Here's how joining cluster works (as of 1.7.1 Sat Jul 23 09:16:32 UTC 2011)
============================================================================


Node renaming
=============

We start nodes as 'ns_1@127.0.0.1'. And when two nodes join into
cluster they're picking ip addresses they're using to reach other
node. This currently does not work on windows because erlang as
windows service has it's otp node name fixed at service registration
time.

We have quite elaborate cluster joining sequence where both nodes can
be renamed and when connectivity to other node is checked from both
sides.


Add node
=========

Web request /controller/addNode is handled by
menelaus_web:handle_add_node that parses params and calls
ns_cluster:add_node. That call goes through gen_server:call into
ns_cluster which invokes do_add_node. do_add_node checks that cluster
is set up (and clustering with others is allowed) and calls
do_add_node_allowed. This function calls checks_host_connectivity that
checks epmd on target node is reachable. And then checks if this node
needs to be renamed and renames itself if needed.

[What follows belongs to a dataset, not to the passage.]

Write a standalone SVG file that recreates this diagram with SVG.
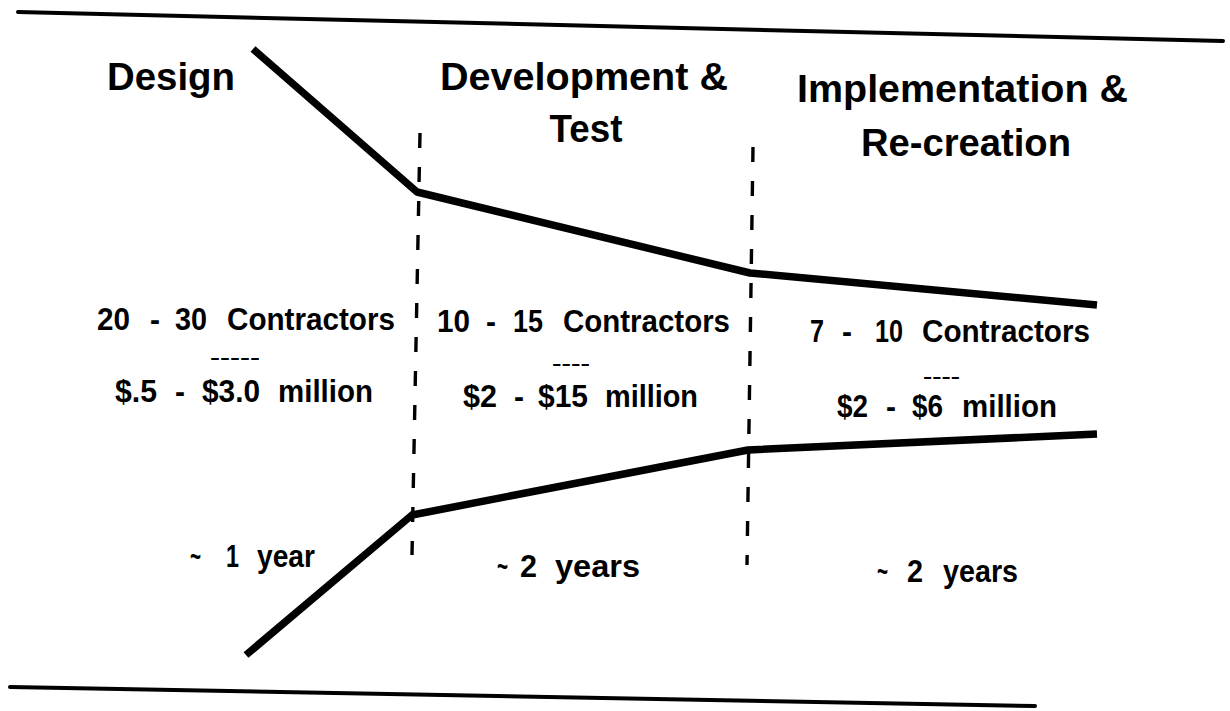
<svg xmlns="http://www.w3.org/2000/svg" width="1230" height="711" viewBox="0 0 1230 711">
<style>
.h{font-family:"Liberation Sans",Arial,sans-serif;font-weight:bold;font-size:38px;fill:#000}
.t{font-family:"Liberation Sans",Arial,sans-serif;font-weight:bold;font-size:32px;fill:#000}
.s{font-family:"Liberation Sans",Arial,sans-serif;font-weight:bold;font-size:17px;fill:#000}
.rule{stroke:#000;stroke-width:4;fill:none;stroke-linecap:round}
.curve{stroke:#000;stroke-width:7.5;fill:none;stroke-linejoin:round}
.dash{stroke:#000;stroke-width:3.4;fill:none;stroke-dasharray:15 19}
</style>
<rect width="1230" height="711" fill="#fff"/>
<g id="frame">
<line class="rule" x1="18" y1="12" x2="1223" y2="41"/>
<line class="rule" x1="10" y1="687" x2="1035" y2="706"/>
</g>
<g id="connectors">
<polyline class="curve" points="253,49 417,192 750,273 1097,305"/>
<polyline class="curve" points="246,655 412,515 748,450 1097,434"/>
<line class="dash" x1="420" y1="133" x2="412" y2="555"/>
<line class="dash" x1="753" y1="147" x2="747" y2="565"/>
</g>
<g id="design">
<text class="h" x="107" y="90" textLength="128" lengthAdjust="spacingAndGlyphs">Design</text>
<text class="t" y="330"><tspan x="97" textLength="33" lengthAdjust="spacingAndGlyphs">20</tspan><tspan x="150" textLength="10" lengthAdjust="spacingAndGlyphs">-</tspan><tspan x="175" textLength="32" lengthAdjust="spacingAndGlyphs">30</tspan><tspan x="227" textLength="168" lengthAdjust="spacingAndGlyphs">Contractors</tspan></text>
<text class="s" x="210" y="363" textLength="50" lengthAdjust="spacingAndGlyphs">-----</text>
<text class="t" y="402"><tspan x="115" textLength="42" lengthAdjust="spacingAndGlyphs">$.5</tspan><tspan x="175" textLength="10" lengthAdjust="spacingAndGlyphs">-</tspan><tspan x="202" textLength="58" lengthAdjust="spacingAndGlyphs">$3.0</tspan><tspan x="278" textLength="95" lengthAdjust="spacingAndGlyphs">million</tspan></text>
<text class="t" y="567"><tspan x="190" textLength="11" lengthAdjust="spacingAndGlyphs">~</tspan><tspan x="226" textLength="13" lengthAdjust="spacingAndGlyphs">1</tspan><tspan x="257" textLength="58" lengthAdjust="spacingAndGlyphs">year</tspan></text>
</g>
<g id="development">
<text class="h" x="440" y="90" textLength="288" lengthAdjust="spacingAndGlyphs">Development &amp;</text>
<text class="h" x="586" y="142" text-anchor="middle" textLength="73" lengthAdjust="spacingAndGlyphs">Test</text>
<text class="t" y="332"><tspan x="437" textLength="33" lengthAdjust="spacingAndGlyphs">10</tspan><tspan x="486" textLength="10" lengthAdjust="spacingAndGlyphs">-</tspan><tspan x="513" textLength="30" lengthAdjust="spacingAndGlyphs">15</tspan><tspan x="563" textLength="167" lengthAdjust="spacingAndGlyphs">Contractors</tspan></text>
<text class="s" x="552" y="369" textLength="38" lengthAdjust="spacingAndGlyphs">----</text>
<text class="t" y="407"><tspan x="463" textLength="34" lengthAdjust="spacingAndGlyphs">$2</tspan><tspan x="514" textLength="10" lengthAdjust="spacingAndGlyphs">-</tspan><tspan x="538" textLength="50" lengthAdjust="spacingAndGlyphs">$15</tspan><tspan x="605" textLength="93" lengthAdjust="spacingAndGlyphs">million</tspan></text>
<text class="t" y="577"><tspan x="497" textLength="11" lengthAdjust="spacingAndGlyphs">~</tspan><tspan x="520" textLength="17" lengthAdjust="spacingAndGlyphs">2</tspan><tspan x="555" textLength="85" lengthAdjust="spacingAndGlyphs">years</tspan></text>
</g>
<g id="implementation">
<text class="h" x="797" y="102" textLength="331" lengthAdjust="spacingAndGlyphs">Implementation &amp;</text>
<text class="h" x="966" y="156" text-anchor="middle" textLength="210" lengthAdjust="spacingAndGlyphs">Re-creation</text>
<text class="t" y="342"><tspan x="810" textLength="14" lengthAdjust="spacingAndGlyphs">7</tspan><tspan x="842" textLength="10" lengthAdjust="spacingAndGlyphs">-</tspan><tspan x="875" textLength="28" lengthAdjust="spacingAndGlyphs">10</tspan><tspan x="922" textLength="168" lengthAdjust="spacingAndGlyphs">Contractors</tspan></text>
<text class="s" x="923" y="382" textLength="37" lengthAdjust="spacingAndGlyphs">----</text>
<text class="t" y="417"><tspan x="837" textLength="31" lengthAdjust="spacingAndGlyphs">$2</tspan><tspan x="886" textLength="10" lengthAdjust="spacingAndGlyphs">-</tspan><tspan x="912" textLength="31" lengthAdjust="spacingAndGlyphs">$6</tspan><tspan x="962" textLength="95" lengthAdjust="spacingAndGlyphs">million</tspan></text>
<text class="t" y="582"><tspan x="877" textLength="11" lengthAdjust="spacingAndGlyphs">~</tspan><tspan x="907" textLength="16" lengthAdjust="spacingAndGlyphs">2</tspan><tspan x="943" textLength="75" lengthAdjust="spacingAndGlyphs">years</tspan></text>
</g>
</svg>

After which add sequence continues in
do_add_node_with_connectivity. We do /engageCluster2 post to target
node (more on that later) and if it succeeds we continue in
do_add_node_engaged. do_add_node_engaged is called with parsed json
node info from target node.

do_add_node_engaged verifies connectivity to target node again (it has
otpNode which it uses to reach epmd, ask port and verify tcp
connection to this node is establishable). If that succeeds we perform
cluster compatibility check and proceed with actual node addition.

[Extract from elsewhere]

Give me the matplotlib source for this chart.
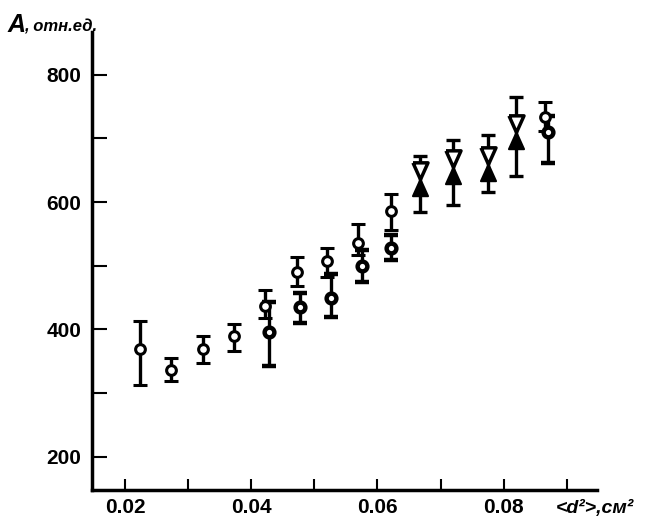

Thats starts node_add_transaction which adds target node to
nodes_wanted, calls given function and rolls back config changes if
that fails. do_add_node_engaged_inner is called as this 'inner'
function of node_add_transaction. Which does POST to /completeJoin on
target node where actual join is completed from target node side.

/completeJoin is handled by ns_cluster:complete_join/1 which is passed
node info kv-list from cluster node. That calls do_complete_join in
ns_cluster gen_server. do_complete_join extracts parameters from
kv-list, checks it's otpNode name matches given (to catch
engageCluster renames from two different clusters on different network
interfaces) and calls perform_actual_join.

perform_actual_join stops nearly all services. Cleans up config. Sets
cookie from cluster. And tries connecting to cluster node. If that
succeeds it starts services back. At this point join is complete.


/engageCluster2
===============

/engageCluster2 is called on node being added to cluster. It performs
checks and does node renaming if needed.

HTTP calls overview
====================

(cluster node) /controller/addNode ===> (target node) /engageCluster2
                   |                                  |
                   +<---------------------------------+
                   |
                   |
                   +=================================> /completeJoin
                   |                                  |
                   +----------------------------------+
                   |
               ( done )

And if we initiate joining from target node
(/node/controller/doJoinCluster) we do it via calling
/controller/addNode on cluster node.